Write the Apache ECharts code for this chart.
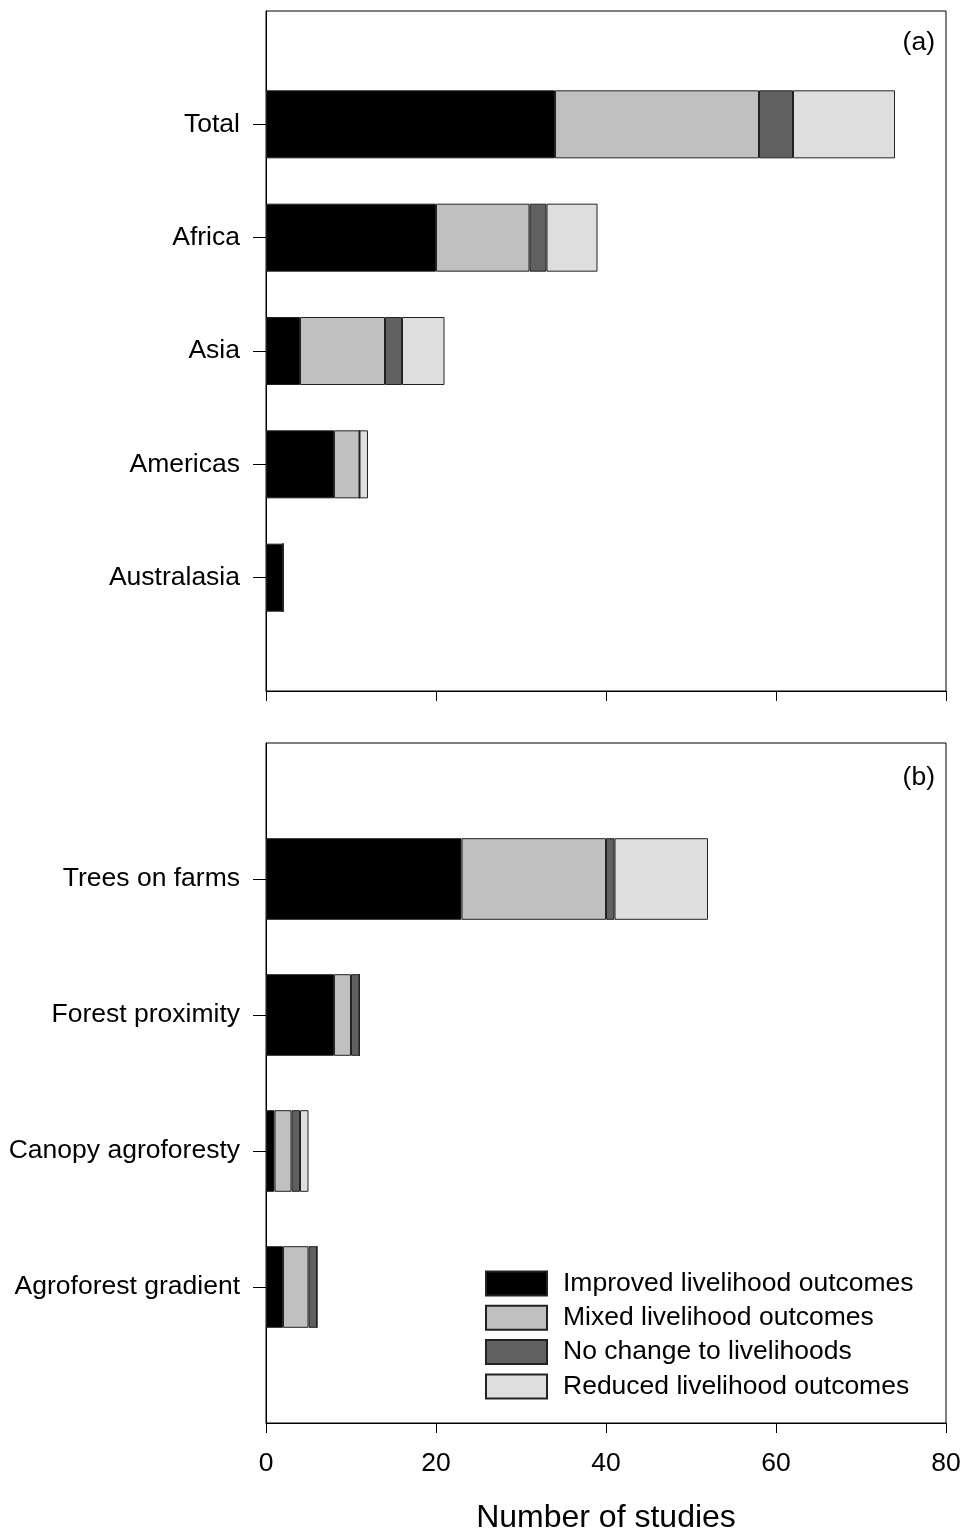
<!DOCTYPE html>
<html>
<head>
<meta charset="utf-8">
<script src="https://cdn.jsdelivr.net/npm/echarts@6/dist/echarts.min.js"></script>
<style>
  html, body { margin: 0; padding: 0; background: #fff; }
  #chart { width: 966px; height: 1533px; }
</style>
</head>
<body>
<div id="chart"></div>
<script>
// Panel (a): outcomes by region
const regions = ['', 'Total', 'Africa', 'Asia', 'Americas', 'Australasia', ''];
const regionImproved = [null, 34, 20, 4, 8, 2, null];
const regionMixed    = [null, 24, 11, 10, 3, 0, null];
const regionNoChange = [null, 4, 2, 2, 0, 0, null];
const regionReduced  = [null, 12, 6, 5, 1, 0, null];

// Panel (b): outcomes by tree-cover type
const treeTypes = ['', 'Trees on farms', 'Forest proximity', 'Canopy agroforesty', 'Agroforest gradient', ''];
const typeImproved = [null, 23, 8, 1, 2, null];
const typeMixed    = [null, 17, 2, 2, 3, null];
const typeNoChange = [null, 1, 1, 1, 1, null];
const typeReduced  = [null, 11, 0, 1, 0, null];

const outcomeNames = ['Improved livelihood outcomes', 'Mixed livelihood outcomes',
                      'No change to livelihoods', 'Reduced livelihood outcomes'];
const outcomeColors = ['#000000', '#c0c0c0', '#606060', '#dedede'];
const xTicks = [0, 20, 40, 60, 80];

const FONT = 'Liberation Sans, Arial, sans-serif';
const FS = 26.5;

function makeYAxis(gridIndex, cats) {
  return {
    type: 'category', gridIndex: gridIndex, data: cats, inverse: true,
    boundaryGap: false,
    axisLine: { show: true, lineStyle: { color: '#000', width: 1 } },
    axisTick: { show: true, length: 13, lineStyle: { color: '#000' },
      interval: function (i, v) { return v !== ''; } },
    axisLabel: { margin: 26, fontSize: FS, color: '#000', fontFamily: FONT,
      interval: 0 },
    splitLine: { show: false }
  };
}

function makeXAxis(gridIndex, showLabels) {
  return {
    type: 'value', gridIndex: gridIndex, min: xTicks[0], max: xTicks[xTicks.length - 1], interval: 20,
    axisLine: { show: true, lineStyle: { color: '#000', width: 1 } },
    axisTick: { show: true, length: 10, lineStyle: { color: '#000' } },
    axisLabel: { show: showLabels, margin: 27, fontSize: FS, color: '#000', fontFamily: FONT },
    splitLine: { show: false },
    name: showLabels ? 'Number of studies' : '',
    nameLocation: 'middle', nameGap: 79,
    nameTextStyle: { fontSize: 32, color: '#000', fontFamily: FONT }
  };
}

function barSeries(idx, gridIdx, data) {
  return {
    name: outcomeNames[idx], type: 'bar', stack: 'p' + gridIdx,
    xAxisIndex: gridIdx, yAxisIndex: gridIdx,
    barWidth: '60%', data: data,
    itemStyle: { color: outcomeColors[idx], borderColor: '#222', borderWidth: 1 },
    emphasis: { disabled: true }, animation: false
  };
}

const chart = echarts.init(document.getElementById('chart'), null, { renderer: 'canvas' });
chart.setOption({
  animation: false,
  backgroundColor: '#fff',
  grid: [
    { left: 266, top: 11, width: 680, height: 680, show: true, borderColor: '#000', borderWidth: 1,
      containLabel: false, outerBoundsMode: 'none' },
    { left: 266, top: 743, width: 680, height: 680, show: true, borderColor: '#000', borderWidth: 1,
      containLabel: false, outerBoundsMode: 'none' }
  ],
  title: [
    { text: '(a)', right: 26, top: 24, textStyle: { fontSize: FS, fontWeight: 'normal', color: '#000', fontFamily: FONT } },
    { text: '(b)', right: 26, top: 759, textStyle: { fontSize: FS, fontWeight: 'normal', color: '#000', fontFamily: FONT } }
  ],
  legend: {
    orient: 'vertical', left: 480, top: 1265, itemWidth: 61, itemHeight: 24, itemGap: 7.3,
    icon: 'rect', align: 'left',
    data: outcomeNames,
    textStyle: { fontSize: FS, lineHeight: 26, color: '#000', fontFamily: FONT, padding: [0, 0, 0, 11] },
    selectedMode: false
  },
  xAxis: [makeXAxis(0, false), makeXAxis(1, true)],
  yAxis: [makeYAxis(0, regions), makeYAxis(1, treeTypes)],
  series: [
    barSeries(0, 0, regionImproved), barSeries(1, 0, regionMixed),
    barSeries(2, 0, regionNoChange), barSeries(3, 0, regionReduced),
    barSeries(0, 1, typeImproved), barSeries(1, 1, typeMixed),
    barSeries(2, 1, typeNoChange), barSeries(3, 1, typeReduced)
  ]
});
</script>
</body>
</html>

··········

▶ [SET EXERCISE]: Transcribe the listing in full and omit the pictures.

▶ [ANSWER TO THIS TASK]:
Write the Apache ECharts code for this chart.
<!DOCTYPE html>
<html>
<head>
<meta charset="utf-8">
<script src="https://cdn.jsdelivr.net/npm/echarts@6/dist/echarts.min.js"></script>
<style>
  html, body { margin: 0; padding: 0; background: #fff; }
  #chart { width: 966px; height: 1533px; }
</style>
</head>
<body>
<div id="chart"></div>
<script>
// Panel (a): outcomes by region
const regions = ['', 'Total', 'Africa', 'Asia', 'Americas', 'Australasia', ''];
const regionImproved = [null, 34, 20, 4, 8, 2, null];
const regionMixed    = [null, 24, 11, 10, 3, 0, null];
const regionNoChange = [null, 4, 2, 2, 0, 0, null];
const regionReduced  = [null, 12, 6, 5, 1, 0, null];

// Panel (b): outcomes by tree-cover type
const treeTypes = ['', 'Trees on farms', 'Forest proximity', 'Canopy agroforesty', 'Agroforest gradient', ''];
const typeImproved = [null, 23, 8, 1, 2, null];
const typeMixed    = [null, 17, 2, 2, 3, null];
const typeNoChange = [null, 1, 1, 1, 1, null];
const typeReduced  = [null, 11, 0, 1, 0, null];

const outcomeNames = ['Improved livelihood outcomes', 'Mixed livelihood outcomes',
                      'No change to livelihoods', 'Reduced livelihood outcomes'];
const outcomeColors = ['#000000', '#c0c0c0', '#606060', '#dedede'];
const xTicks = [0, 20, 40, 60, 80];

const FONT = 'Liberation Sans, Arial, sans-serif';
const FS = 26.5;

function makeYAxis(gridIndex, cats) {
  return {
    type: 'category', gridIndex: gridIndex, data: cats, inverse: true,
    boundaryGap: false,
    axisLine: { show: true, lineStyle: { color: '#000', width: 1 } },
    axisTick: { show: true, length: 13, lineStyle: { color: '#000' },
      interval: function (i, v) { return v !== ''; } },
    axisLabel: { margin: 26, fontSize: FS, color: '#000', fontFamily: FONT,
      interval: 0 },
    splitLine: { show: false }
  };
}

function makeXAxis(gridIndex, showLabels) {
  return {
    type: 'value', gridIndex: gridIndex, min: xTicks[0], max: xTicks[xTicks.length - 1], interval: 20,
    axisLine: { show: true, lineStyle: { color: '#000', width: 1 } },
    axisTick: { show: true, length: 10, lineStyle: { color: '#000' } },
    axisLabel: { show: showLabels, margin: 27, fontSize: FS, color: '#000', fontFamily: FONT },
    splitLine: { show: false },
    name: showLabels ? 'Number of studies' : '',
    nameLocation: 'middle', nameGap: 79,
    nameTextStyle: { fontSize: 32, color: '#000', fontFamily: FONT }
  };
}

function barSeries(idx, gridIdx, data) {
  return {
    name: outcomeNames[idx], type: 'bar', stack: 'p' + gridIdx,
    xAxisIndex: gridIdx, yAxisIndex: gridIdx,
    barWidth: '60%', data: data,
    itemStyle: { color: outcomeColors[idx], borderColor: '#222', borderWidth: 1 },
    emphasis: { disabled: true }, animation: false
  };
}

const chart = echarts.init(document.getElementById('chart'), null, { renderer: 'canvas' });
chart.setOption({
  animation: false,
  backgroundColor: '#fff',
  grid: [
    { left: 266, top: 11, width: 680, height: 680, show: true, borderColor: '#000', borderWidth: 1,
      containLabel: false, outerBoundsMode: 'none' },
    { left: 266, top: 743, width: 680, height: 680, show: true, borderColor: '#000', borderWidth: 1,
      containLabel: false, outerBoundsMode: 'none' }
  ],
  title: [
    { text: '(a)', right: 26, top: 24, textStyle: { fontSize: FS, fontWeight: 'normal', color: '#000', fontFamily: FONT } },
    { text: '(b)', right: 26, top: 759, textStyle: { fontSize: FS, fontWeight: 'normal', color: '#000', fontFamily: FONT } }
  ],
  legend: {
    orient: 'vertical', left: 480, top: 1265, itemWidth: 61, itemHeight: 24, itemGap: 7.3,
    icon: 'rect', align: 'left',
    data: outcomeNames,
    textStyle: { fontSize: FS, lineHeight: 26, color: '#000', fontFamily: FONT, padding: [0, 0, 0, 11] },
    selectedMode: false
  },
  xAxis: [makeXAxis(0, false), makeXAxis(1, true)],
  yAxis: [makeYAxis(0, regions), makeYAxis(1, treeTypes)],
  series: [
    barSeries(0, 0, regionImproved), barSeries(1, 0, regionMixed),
    barSeries(2, 0, regionNoChange), barSeries(3, 0, regionReduced),
    barSeries(0, 1, typeImproved), barSeries(1, 1, typeMixed),
    barSeries(2, 1, typeNoChange), barSeries(3, 1, typeReduced)
  ]
});
</script>
</body>
</html>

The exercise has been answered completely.